-- start --
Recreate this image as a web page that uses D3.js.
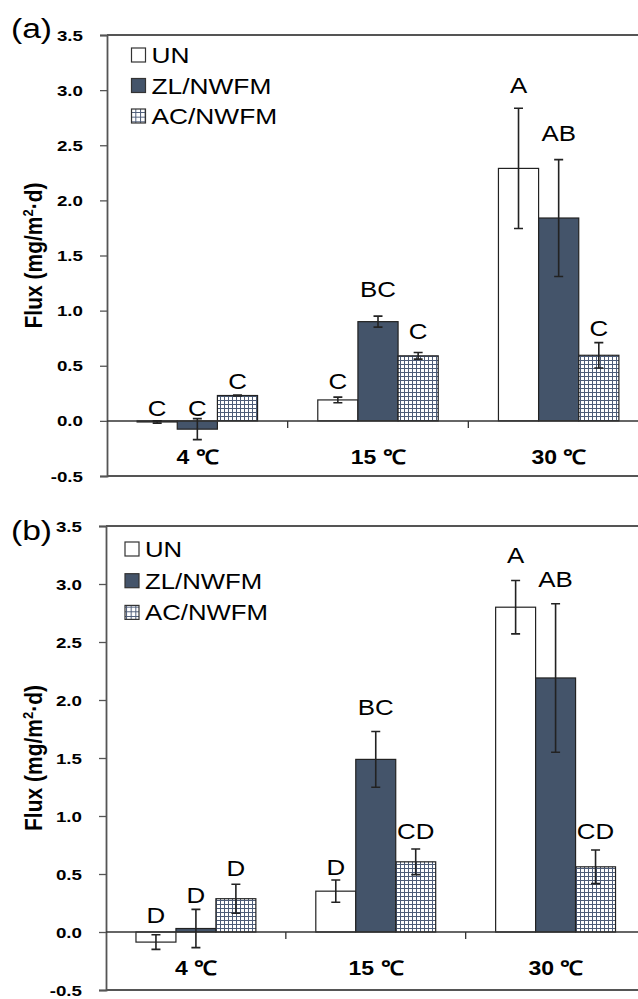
<!DOCTYPE html>
<html>
<head>
<meta charset="utf-8">
<script src="https://cdn.jsdelivr.net/npm/d3@7"></script>
<style>
  body { margin: 0; background: #fff; }
  text { font-family: "Liberation Sans", Arial, sans-serif; fill: #000; }
</style>
</head>
<body>
<svg width="638" height="999"></svg>
<script>
// categories and series
const categories = ['4 \u2103', '15 \u2103', '30 \u2103'];
const series = ['UN', 'ZL/NWFM', 'AC/NWFM'];
const yTicks = [-0.5, 0, 0.5, 1.0, 1.5, 2.0, 2.5, 3.0, 3.5];

// panel (a) means, errors, significance letters and where letters sit
const aUN = [-0.01, 0.19, 2.29];
const aZL = [-0.075, 0.90, 1.84];
const aAC = [0.23, 0.59, 0.595];
const aUNerr = [0.01, 0.025, 0.545];
const aZLerr = [0.095, 0.05, 0.53];
const aACerr = [0.005, 0.03, 0.115];
const aUNlet = ['C', 'C', 'A'];
const aZLlet = ['C', 'BC', 'AB'];
const aAClet = ['C', 'C', 'C'];
const aUNletAt = [0.12, 0.36, 3.045];
const aZLletAt = [0.12, 1.20, 2.61];
const aACletAt = [0.36, 0.82, 0.84];

// panel (b)
const bUN = [-0.087, 0.352, 2.80];
const bZL = [0.03, 1.488, 2.19];
const bAC = [0.287, 0.605, 0.562];
const bUNerr = [0.063, 0.096, 0.23];
const bZLerr = [0.165, 0.24, 0.64];
const bACerr = [0.125, 0.11, 0.145];
const bUNlet = ['D', 'D', 'A'];
const bZLlet = ['D', 'BC', 'AB'];
const bAClet = ['D', 'CD', 'CD'];
const bUNletAt = [0.15, 0.56, 3.25];
const bZLletAt = [0.32, 1.94, 3.04];
const bACletAt = [0.55, 0.87, 0.87];

const svg = d3.select('svg');
const SX = 1.15; // the figure's text is a bit wider than Arial
const dark = '#44546A';

// hatch patterns for AC/NWFM
const defs = svg.append('defs');
function gridPattern(id, s) {
    const p = defs.append('pattern')
        .attr('id', id)
        .attr('patternUnits', 'userSpaceOnUse')
        .attr('width', s).attr('height', s);
    p.append('rect').attr('width', s).attr('height', s).attr('fill', '#fff');
    p.append('path')
        .attr('d', `M0,0.5H${s}M0.5,0V${s}`)
        .attr('stroke', '#4d5c78').attr('stroke-width', 1);
}
gridPattern('grid', 4);
gridPattern('gridLegend', 14 / 3);

const fills = { 'UN': '#fff', 'ZL/NWFM': dark, 'AC/NWFM': 'url(#grid)' };
const legendFills = { 'UN': '#fff', 'ZL/NWFM': dark, 'AC/NWFM': 'url(#gridLegend)' };

function place(sel, x, y, sx = SX) {
    return sel.attr('x', 0).attr('y', 0)
        .attr('transform', `translate(${x},${y}) scale(${sx},1)`);
}

const panels = [
    {
        tag: '(a)', tagY: 38,
        vals: [aUN, aZL, aAC], errs: [aUNerr, aZLerr, aACerr],
        lets: [aUNlet, aZLlet, aAClet], letAt: [aUNletAt, aZLletAt, aACletAt],
        left: 107, right: 649, top: 35, bottom: 476,
        legX: 131.5, legY: 55, legStep: 30.5, legFont: 22.5
    },
    {
        tag: '(b)', tagY: 540,
        vals: [bUN, bZL, bAC], errs: [bUNerr, bZLerr, bACerr],
        lets: [bUNlet, bZLlet, bAClet], letAt: [bUNletAt, bZLletAt, bACletAt],
        left: 106, right: 645.5, top: 526, bottom: 990,
        legX: 125, legY: 549, legStep: 31.7, legFont: 22
    }
];

panels.forEach(drawPanel);

function drawPanel(p) {
    const g = svg.append('g');

    const yScale = d3.scaleLinear().domain([-0.5, 3.5]).range([p.bottom, p.top]);
    const xScale = d3.scaleBand().domain(categories).range([p.left, p.right]);
    const xInner = d3.scaleBand().domain(series)
        .range([0, xScale.bandwidth()])
        .paddingInner(0).paddingOuter(0.75);
    const y0 = yScale(0);

    // bars
    series.forEach((s, si) => {
        const grp = g.append('g');
        grp.selectAll('rect')
            .data(categories)
            .enter()
            .append('rect')
            .attr('x', (c) => xScale(c) + xInner(s))
            .attr('width', xInner.bandwidth())
            .attr('y', (c, i) => Math.min(yScale(p.vals[si][i]), y0))
            .attr('height', (c, i) => Math.abs(yScale(p.vals[si][i]) - y0))
            .attr('fill', fills[s])
            .attr('stroke', '#222')
            .attr('stroke-width', 1.2);
    });

    // plot border (top and bottom) and axes
    g.append('line')
        .attr('x1', p.left).attr('x2', p.right)
        .attr('y1', p.top).attr('y2', p.top)
        .attr('stroke', '#555').attr('stroke-width', 1.8);
    g.append('line')
        .attr('x1', p.left).attr('x2', p.right)
        .attr('y1', p.bottom).attr('y2', p.bottom)
        .attr('stroke', '#555').attr('stroke-width', 1.8);

    const yAxis = d3.axisLeft(yScale)
        .tickValues(yTicks)
        .tickSize(7)
        .tickPadding(0)
        .tickFormat((d) => d.toFixed(1));
    const yAxisGroup = g.append('g')
        .attr('transform', `translate(${p.left},0)`)
        .call(yAxis);
    yAxisGroup.select('.domain').attr('stroke', '#555').attr('stroke-width', 1.8);
    yAxisGroup.selectAll('.tick line').attr('stroke', '#555').attr('stroke-width', 1.3);
    yAxisGroup.selectAll('.tick text')
        .attr('font-size', 15)
        .attr('font-weight', 'bold')
        .attr('dy', '0.34em')
        .attr('text-anchor', 'end')
        .attr('x', 0)
        .attr('transform', 'translate(-24,0) scale(1.25,1)');
    yAxisGroup.attr('font-family', null);

    // category axis on zero
    g.append('line')
        .attr('x1', p.left).attr('x2', p.right)
        .attr('y1', y0).attr('y2', y0)
        .attr('stroke', '#333').attr('stroke-width', 1.5);
    g.selectAll('.cattick')
        .data(categories.slice(1))
        .enter()
        .append('line')
        .attr('x1', (c) => xScale(c)).attr('x2', (c) => xScale(c))
        .attr('y1', y0).attr('y2', y0 + 7)
        .attr('stroke', '#333').attr('stroke-width', 1.3);
    categories.forEach((c) => {
        place(g.append('text'), xScale(c) + xScale.bandwidth() / 2, y0 + 43)
            .attr('text-anchor', 'middle')
            .attr('font-size', 20)
            .attr('font-weight', 'bold')
            .text(c);
    });

    // error bars and letters
    series.forEach((s, si) => {
        categories.forEach((c, i) => {
            const cx = xScale(c) + xInner(s) + xInner.bandwidth() / 2;
            const v = p.vals[si][i], e = p.errs[si][i];
            const yHi = yScale(v + e), yLo = yScale(v - e);
            g.append('path')
                .attr('d', `M${cx},${yHi}V${yLo}M${cx - 4.5},${yHi}H${cx + 4.5}M${cx - 4.5},${yLo}H${cx + 4.5}`)
                .attr('stroke', '#222').attr('stroke-width', 1.6).attr('fill', 'none');
            place(g.append('text'), cx, yScale(p.letAt[si][i]))
                .attr('text-anchor', 'middle')
                .attr('dy', '0.36em')
                .attr('font-size', 22.5)
                .text(p.lets[si][i]);
        });
    });

    // y title
    const title = g.append('text')
        .attr('text-anchor', 'middle')
        .attr('font-size', 21)
        .attr('font-weight', 'bold')
        .attr('transform', `translate(42,${(p.top + p.bottom) / 2}) scale(${SX},1) rotate(-90)`);
    title.append('tspan').text('Flux (mg/m');
    title.append('tspan').attr('font-size', 13).attr('dy', -8).text('2');
    title.append('tspan').attr('dy', 8).text('\u00b7d)');

    // panel tag
    place(g.append('text'), 11, p.tagY, 1.2)
        .attr('font-size', 28)
        .text(p.tag);

    // legend
    series.forEach((s, si) => {
        const cy = p.legY + si * p.legStep;
        g.append('rect')
            .attr('x', p.legX).attr('y', cy - 7)
            .attr('width', 14).attr('height', 14)
            .attr('fill', legendFills[s])
            .attr('stroke', '#333').attr('stroke-width', 1.2);
        place(g.append('text'), p.legX + 20, cy + p.legFont * 0.358, 1.17)
            .attr('font-size', p.legFont)
            .text(s);
    });
}
</script>
</body>
</html>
-- end --
* _Description of the task_:
Copy nothing but the lines from the top of the data down to the line containing "const dark = '#44546A';", and leave the pictures out.

* _Answer_:
Recreate this image as a web page that uses D3.js.
<!DOCTYPE html>
<html>
<head>
<meta charset="utf-8">
<script src="https://cdn.jsdelivr.net/npm/d3@7"></script>
<style>
  body { margin: 0; background: #fff; }
  text { font-family: "Liberation Sans", Arial, sans-serif; fill: #000; }
</style>
</head>
<body>
<svg width="638" height="999"></svg>
<script>
// categories and series
const categories = ['4 \u2103', '15 \u2103', '30 \u2103'];
const series = ['UN', 'ZL/NWFM', 'AC/NWFM'];
const yTicks = [-0.5, 0, 0.5, 1.0, 1.5, 2.0, 2.5, 3.0, 3.5];

// panel (a) means, errors, significance letters and where letters sit
const aUN = [-0.01, 0.19, 2.29];
const aZL = [-0.075, 0.90, 1.84];
const aAC = [0.23, 0.59, 0.595];
const aUNerr = [0.01, 0.025, 0.545];
const aZLerr = [0.095, 0.05, 0.53];
const aACerr = [0.005, 0.03, 0.115];
const aUNlet = ['C', 'C', 'A'];
const aZLlet = ['C', 'BC', 'AB'];
const aAClet = ['C', 'C', 'C'];
const aUNletAt = [0.12, 0.36, 3.045];
const aZLletAt = [0.12, 1.20, 2.61];
const aACletAt = [0.36, 0.82, 0.84];

// panel (b)
const bUN = [-0.087, 0.352, 2.80];
const bZL = [0.03, 1.488, 2.19];
const bAC = [0.287, 0.605, 0.562];
const bUNerr = [0.063, 0.096, 0.23];
const bZLerr = [0.165, 0.24, 0.64];
const bACerr = [0.125, 0.11, 0.145];
const bUNlet = ['D', 'D', 'A'];
const bZLlet = ['D', 'BC', 'AB'];
const bAClet = ['D', 'CD', 'CD'];
const bUNletAt = [0.15, 0.56, 3.25];
const bZLletAt = [0.32, 1.94, 3.04];
const bACletAt = [0.55, 0.87, 0.87];

const svg = d3.select('svg');
const SX = 1.15; // the figure's text is a bit wider than Arial
const dark = '#44546A';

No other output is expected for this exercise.